Neutron Stars as Perfect Fluids: Extracting the Linearized Response Function

TL;DR

This paper derives the relativistic linear tidal response of neutron stars modeled as perfect fluids, providing a mode-sum response function and dynamical tidal deformabilities from fundamental fluid and metric perturbation analysis.

Contribution

It introduces a covariant effective action approach to derive neutron star tidal responses, connecting fluid dynamics with metric perturbations and mode spectra.

Findings

Hermitian operator with discrete spectrum of modes

Analytic expressions for dynamical tidal deformabilities

Mode-sum response function derived from fundamental principles

Abstract

We derive the general relativistic linear tidal response of a neutron star modeled as a barotropic perfect fluid. From the covariant fluid effective action, we linearize about equilibrium and obtain the action for fluid displacements coupled to metric perturbations. Splitting the latter into external and induced parts and integrating out the induced field yields a Hermitian operator and a discrete gapped spectrum of driven modes.
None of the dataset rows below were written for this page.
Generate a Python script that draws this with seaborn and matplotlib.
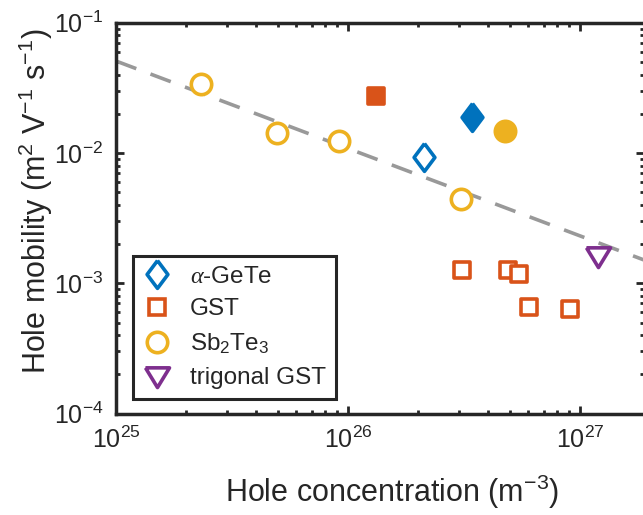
import numpy as np
import pandas as pd
import matplotlib
matplotlib.use("Agg")
import matplotlib.pyplot as plt
import seaborn as sns
from matplotlib.lines import Line2D

# ---------------- data ----------------
gete_open_x = [2.13e26]
gete_open_y = [9.37e-3]
gete_fill_x = [3.44e26]
gete_fill_y = [1.88e-2]

gst_open_x = [3.09e26, 4.88e26, 5.46e26, 6.05e26, 9.06e26]
gst_open_y = [1.265e-3, 1.265e-3, 1.17e-3, 6.6e-4, 6.35e-4]
gst_fill_x = [1.32e26]
gst_fill_y = [2.74e-2]

sbte_open_x = [2.32e25, 4.93e25, 9.14e25, 3.06e26]
sbte_open_y = [3.36e-2, 1.416e-2, 1.242e-2, 4.44e-3]
sbte_fill_x = [4.75e26]
sbte_fill_y = [1.483e-2]

trig_x = [1.2e27]
trig_y = [1.63e-3]

fit_x = [1e25, 1.89e27]
fit_y = [5.08e-2, 1.51e-3]

legend_labels = [r"$\mathit{\alpha}$-GeTe", "GST", r"Sb$_2$Te$_3$", "trigonal GST"]
x_label = r"Hole concentration (m$^{-3}$)"
y_label = r"Hole mobility (m$^2$ V$^{-1}$ s$^{-1}$)"

# ---------------- style ----------------
sns.set_style("ticks")
plt.rcParams["font.family"] = ["Liberation Sans", "DejaVu Sans"]
plt.rcParams["mathtext.fontset"] = "custom"
plt.rcParams["mathtext.rm"] = "Liberation Sans"
plt.rcParams["mathtext.it"] = "Liberation Serif:italic"
plt.rcParams["mathtext.default"] = "regular"

DARK = "#262626"
BLUE = "#0072BD"
ORANGE = "#D95319"
YELLOW = "#EDB120"
PURPLE = "#7E2F8E"

diamond = [(0, 1), (0.75, 0), (0, -1), (-0.75, 0), (0, 1)]
tri_down = [(-1, 0.72), (1, 0.72), (0, -0.92), (-1, 0.72)]

fig = plt.figure(figsize=(6.43, 5.15), dpi=100)
W, H = 643, 515
ax = fig.add_axes([116 / W, 1 - 413.6 / H, (644 - 116) / W, (413.6 - 22.7) / H])
ax.set_xscale("log")
ax.set_yscale("log")

# dashed fit line
sns.lineplot(x=fit_x, y=fit_y, ax=ax, color="#999999", linewidth=2.6,
             linestyle="--", zorder=1)
ax.lines[-1].set_dashes([6.0, 4.2])

LW = 2.6
def pts(x, y, marker, s, color, filled):
    sns.scatterplot(x=x, y=y, ax=ax, marker=marker, s=s, color=color,
                    facecolor=(color if filled else "white"), edgecolor=color,
                    linewidth=LW, zorder=3, legend=False)

pts(sbte_open_x, sbte_open_y, "o", 215, YELLOW, False)
pts(sbte_fill_x, sbte_fill_y, "o", 215, YELLOW, True)
pts(gete_open_x, gete_open_y, diamond, 400, BLUE, False)
pts(gete_fill_x, gete_fill_y, diamond, 400, BLUE, True)
pts(gst_open_x, gst_open_y, "s", 130, ORANGE, False)
pts(gst_fill_x, gst_fill_y, "s", 130, ORANGE, True)
pts(trig_x, trig_y, tri_down, 300, PURPLE, False)

ax.set_xlim(1e25, 1.89e27)
ax.set_ylim(1e-4, 1e-1)

for sp in ax.spines.values():
    sp.set_linewidth(2.5)
    sp.set_color(DARK)
    sp.set_visible(True)

ax.tick_params(which="both", direction="in", top=True, right=True,
               colors=DARK, labelcolor=DARK)
ax.tick_params(which="major", length=6, width=2.0, labelsize=18, pad=9)
ax.tick_params(which="minor", length=3, width=2.0)
ax.xaxis.set_major_locator(matplotlib.ticker.LogLocator(base=10, numticks=10))
ax.yaxis.set_major_locator(matplotlib.ticker.LogLocator(base=10, numticks=10))

ax.set_xlabel(x_label, fontsize=22, color=DARK)
ax.set_ylabel(y_label, fontsize=22, color=DARK)
ax.xaxis.set_label_coords((392 - 116) / 528, -(492 - 413.6) / 390.9)
ax.yaxis.set_label_coords(-(116 - 36) / 528, (413.6 - 201) / 390.9)
ax.xaxis.label.set_va("center")
ax.yaxis.label.set_va("center")

handles = [
    Line2D([], [], ls="none", marker=diamond, markersize=20, mfc="white", mec=BLUE, mew=LW),
    Line2D([], [], ls="none", marker="s", markersize=11.4, mfc="white", mec=ORANGE, mew=LW),
    Line2D([], [], ls="none", marker="o", markersize=14.7, mfc="white", mec=YELLOW, mew=LW),
    Line2D([], [], ls="none", marker=tri_down, markersize=17.3, mfc="white", mec=PURPLE, mew=LW),
]
leg = ax.legend(handles, legend_labels, loc="lower left",
                bbox_to_anchor=((133 - 116) / 528, (413.6 - 399) / 390.9),
                borderaxespad=0, fontsize=17.5, frameon=True, fancybox=False,
                framealpha=1, edgecolor=DARK, handlelength=1.2,
                handletextpad=0.75, labelspacing=0.45, borderpad=0.4)
leg.get_frame().set_linewidth(2.2)
for t in leg.get_texts():
    t.set_color(DARK)

fig.savefig("out.png", dpi=100)
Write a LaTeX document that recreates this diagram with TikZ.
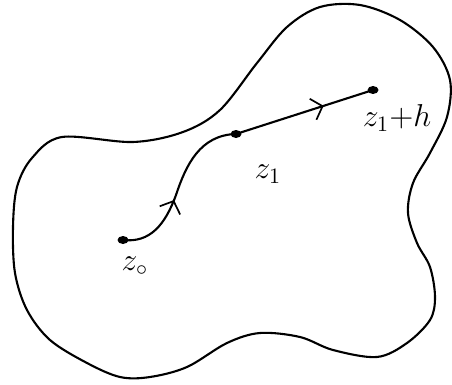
\documentclass[tikz,border=0pt]{standalone}
\usetikzlibrary{decorations.markings,arrows.meta,shapes.geometric}
\begin{document}
\begin{tikzpicture}[x=1pt,y=-1pt,
  curve/.style={line width=2.1pt,line cap=round,line join=round},
  dotpt/.style={ellipse,fill=black,inner sep=0pt,minimum width=11pt,minimum height=8pt},
  lbl/.style={font=\Large,scale=2.2},
  midarrow/.style={postaction={decorate},decoration={markings,mark=at position #1 with {\arrow{Straight Barb[length=10pt,width=22pt,line width=1.7pt]}}}}]
\useasboundingbox (0,0) rectangle (452,385);
\draw[curve] plot[smooth cycle,tension=0.55] coordinates {
 (360,5) (400,20) (433,47) (450,80) (447,117) (430,153) (413,183) (408,213) (417,243)
 (430,267) (435,297) (430,320) (407,343) (377,357) (333,350) (300,337) (260,333)
 (227,343) (187,367) (150,377) (120,377) (87,363) (50,340) (27,310) (15,273)
 (13,227) (17,187) (32,158) (62,137) (133,142) (183,132) (220,110) (257,63) (287,27) (320,7)};
\node[dotpt] (z0) at (123,240) {};
\node[dotpt] (z1) at (236,134) {};
\node[dotpt] (z2) at (373,90) {};
\draw[curve,midarrow=0.42] (z0.center) .. controls (150,243) and (165,225) .. (176,195)
  .. controls (186,165) and (200,135) .. (z1.center);
\draw[curve,midarrow=0.64] (z1.center) -- (z2.center);
\node[lbl] (l0) at (135,266) {$z_{\circ}$};
\node[lbl] (l1) at (268,174) {$z_1$};
\node[lbl] (l2) at (397,118) {$z_1{+}h$};
\end{tikzpicture}
\end{document}
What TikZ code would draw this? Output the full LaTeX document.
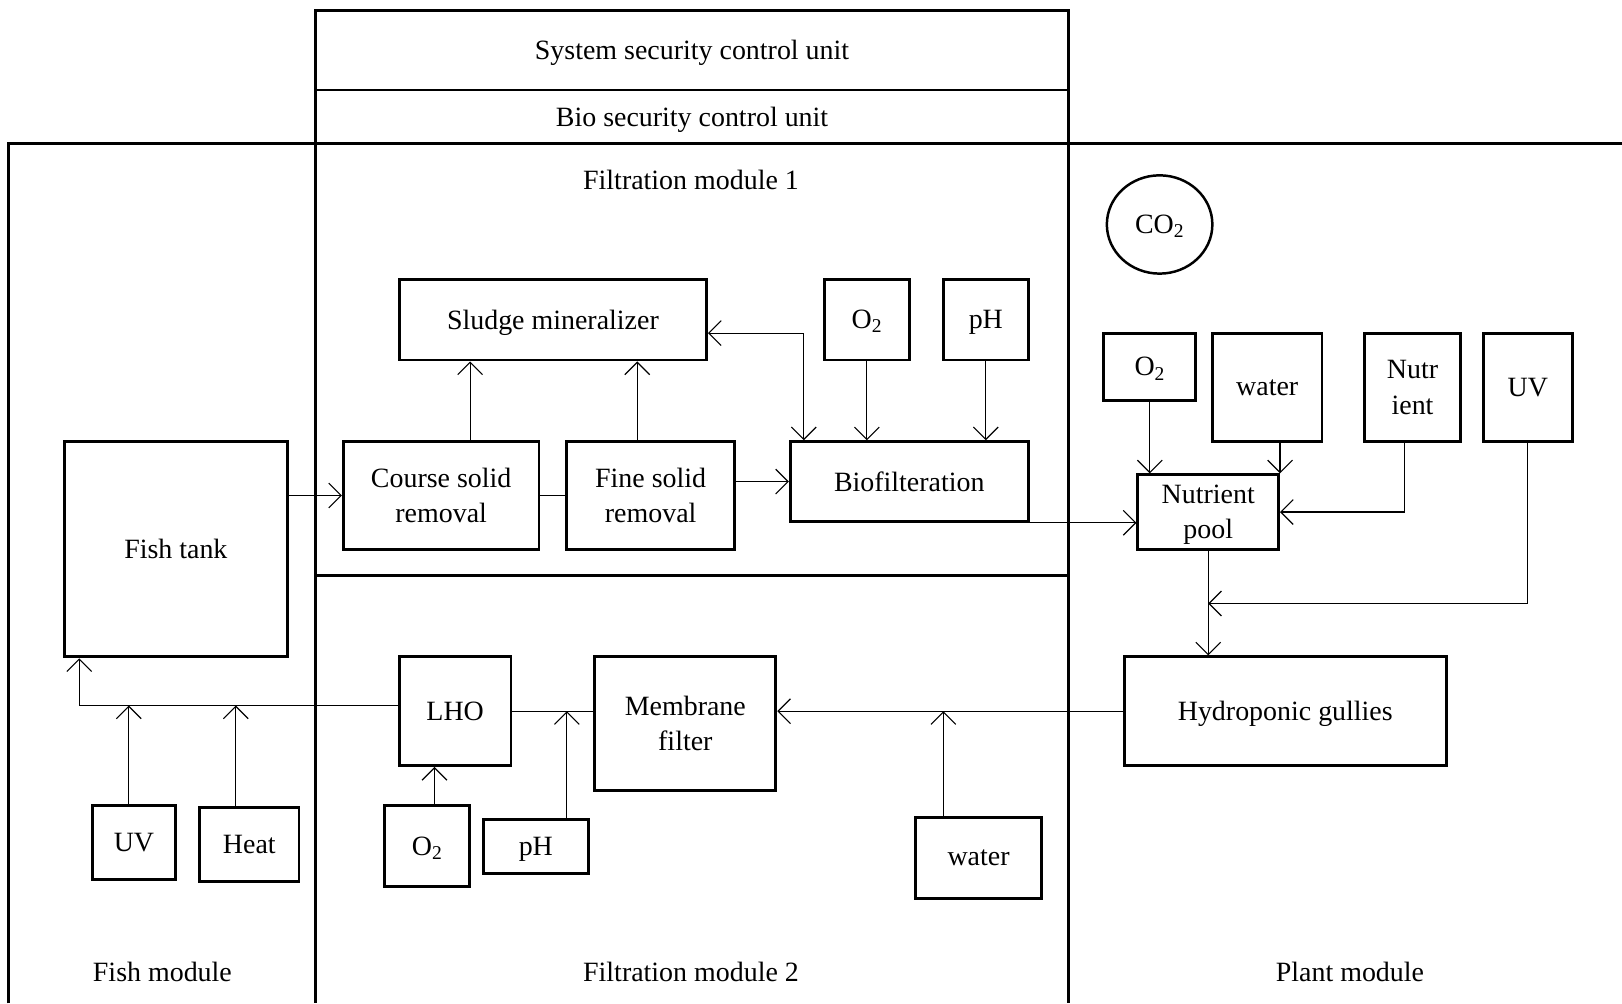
\documentclass[tikz,border=0pt]{standalone}
\usepackage{fontspec}
\setmainfont{Liberation Serif}
\usetikzlibrary{arrows.meta,shapes.geometric}

\begin{document}
\begin{tikzpicture}[x=1pt,y=-1pt,
		font=\fontsize{27}{34}\selectfont,
		>={Straight Barb[length=12pt,width=24pt]},
		unit/.style={draw,line width=2.8pt,inner sep=0pt,align=center,text depth=0pt},
		frame/.style={line width=2.8pt},
		flow/.style={line width=1.1pt,->},
		link/.style={line width=1.1pt}]
		
		\useasboundingbox (0,0) rectangle (1568,970);
		
		\node[unit,minimum width=728pt,minimum height=77pt] (system) at (669,48.5) {System security control unit};
		\node[unit,minimum width=728pt,minimum height=52pt] (biosec) at (669,113) {Bio security control unit};
		
		\draw[frame] (8,970) -- (8,139) -- (1568,139);
		\draw[frame] (305,139) -- (305,970);
		\draw[frame] (1033,139) -- (1033,970);
		\draw[frame] (305,556) -- (1033,556);
		
		\node (filtone) at (668,174) {Filtration module 1};
		\node (fishmod) at (157,940) {Fish module};
		\node (filttwo) at (668,940) {Filtration module 2};
		\node (plantmod) at (1305,940) {Plant module};
		
		\node[unit,minimum width=297pt,minimum height=78pt] (sludge) at (534.5,309) {Sludge mineralizer};
		\node[unit,minimum width=82pt,minimum height=78pt] (o2bio) at (838,309) {O\textsubscript{2}};
		\node[unit,minimum width=82pt,minimum height=78pt] (phbio) at (953,309) {pH};
		\node[unit,minimum width=189pt,minimum height=104pt] (course) at (426.5,479) {Course solid\\removal};
		\node[unit,minimum width=162pt,minimum height=104pt] (fine) at (629,479) {Fine solid\\removal};
		\node[unit,minimum width=230pt,minimum height=77pt] (biofilt) at (879,465.5) {Biofilteration};
		
		\node[unit,minimum width=216pt,minimum height=208pt] (fishtank) at (170,531) {Fish tank};
		\node[unit,minimum width=81pt,minimum height=71pt] (uvfish) at (129.5,814.5) {UV};
		\node[unit,minimum width=96pt,minimum height=71pt] (heat) at (241,816.5) {Heat};
		
		\node[unit,minimum width=108pt,minimum height=105pt] (lho) at (440,687.5) {LHO};
		\node[unit,minimum width=175pt,minimum height=129pt] (membrane) at (662.5,699.5) {Membrane\\filter};
		\node[unit,minimum width=82pt,minimum height=78pt] (o2lho) at (413,818) {O\textsubscript{2}};
		\node[unit,minimum width=102pt,minimum height=52pt] (phlho) at (518,818) {pH};
		\node[unit,minimum width=122pt,minimum height=79pt] (watermem) at (946,829.5) {water};
		
		\node[unit,ellipse,line width=2.4pt,minimum width=102pt,minimum height=95pt] (co2) at (1121,217) {CO\textsubscript{2}};
		\node[unit,minimum width=89pt,minimum height=65pt] (o2pool) at (1111.5,354.5) {O\textsubscript{2}};
		\node[unit,minimum width=106pt,minimum height=105pt] (waterpool) at (1225,374.5) {water};
		\node[unit,minimum width=93pt,minimum height=105pt] (nutr) at (1365.5,374.5) {Nutr\\ient};
		\node[unit,minimum width=86pt,minimum height=105pt] (uvpool) at (1477,374.5) {UV};
		\node[unit,minimum width=136pt,minimum height=72pt] (pool) at (1168,495) {Nutrient\\pool};
		\node[unit,minimum width=311pt,minimum height=105pt] (hydro) at (1242.5,687.5) {Hydroponic gullies};
		
		\coordinate (courseup) at ([xshift=28pt]course.north);
		\coordinate (fineup) at ([xshift=-13pt]fine.north);
		\coordinate (sludgeout) at ([yshift=-13pt]sludge.east);
		\coordinate (biofiltin) at ([xshift=-102pt]biofilt.north);
		\coordinate (nutrdown) at ([xshift=-8pt]nutr.south);
		\coordinate (uvjoin) at ([yshift=-51pt]pool.south);
		\coordinate (waterup) at ([xshift=-34pt]watermem.north);
		\coordinate (phup) at ([xshift=30pt]phlho.north);
		\coordinate (o2up) at ([xshift=7pt]o2lho.north);
		\coordinate (tankback) at ([yshift=5.5pt]lho.west);
		\coordinate (tankin) at ([xshift=16pt]fishtank.south west);
		\coordinate (uvup) at ([xshift=-5pt]uvfish.north);
		\coordinate (heatup) at ([xshift=-13pt]heat.north);
		
		\draw[flow] (fishtank.east |- course.west) -- (course.west);
		\draw[link] (course.east) -- (fine.west);
		\draw[flow] (fine.east |- biofilt.west) -- (biofilt.west);
		\draw[flow] (courseup) -- (courseup |- sludge.south);
		\draw[flow] (fineup) -- (fineup |- sludge.south);
		\draw[link,<->] (sludgeout) -| (biofiltin);
		\draw[flow] (o2bio.south) -- (o2bio.south |- biofilt.north);
		\draw[flow] (phbio.south) -- (phbio.south |- biofilt.north);
		
		\draw[flow] (biofilt.south east) -- (biofilt.south east -| pool.west);
		\draw[flow] (o2pool.south) -- (o2pool.south |- pool.north);
		\draw[flow] (pool.north east |- waterpool.south) -- (pool.north east);
		\draw[flow] (nutrdown) |- (pool.east);
		\draw[flow] (uvpool.south) |- (uvjoin);
		\draw[flow] (pool.south) -- (pool.south |- hydro.north);
		
		\draw[flow] (hydro.west) -- (hydro.west -| membrane.east);
		\draw[flow] (waterup) -- (waterup |- hydro.west);
		\draw[link] (lho.east) -- (lho.east -| membrane.west);
		\draw[flow] (phup) -- (phup |- lho.east);
		\draw[flow] (o2up) -- (o2up |- lho.south);
		
		\draw[flow] (tankback) -| (tankin);
		\draw[flow] (uvup) -- (uvup |- tankback);
		\draw[flow] (heatup) -- (heatup |- tankback);
		
	\end{tikzpicture}
\end{document}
Projecting the displacement onto this eigenbasis and integrating out the spatial dependence over the stellar radius reduces the dynamics to tidal-driven oscillators, with couplings set by relativistic inner products and overlap integrals. Matching to the quadrupolar worldline effective action gives a mode-sum response function and analytic dynamical tidal deformabilities from mode frequencies, normalizations, and overlaps.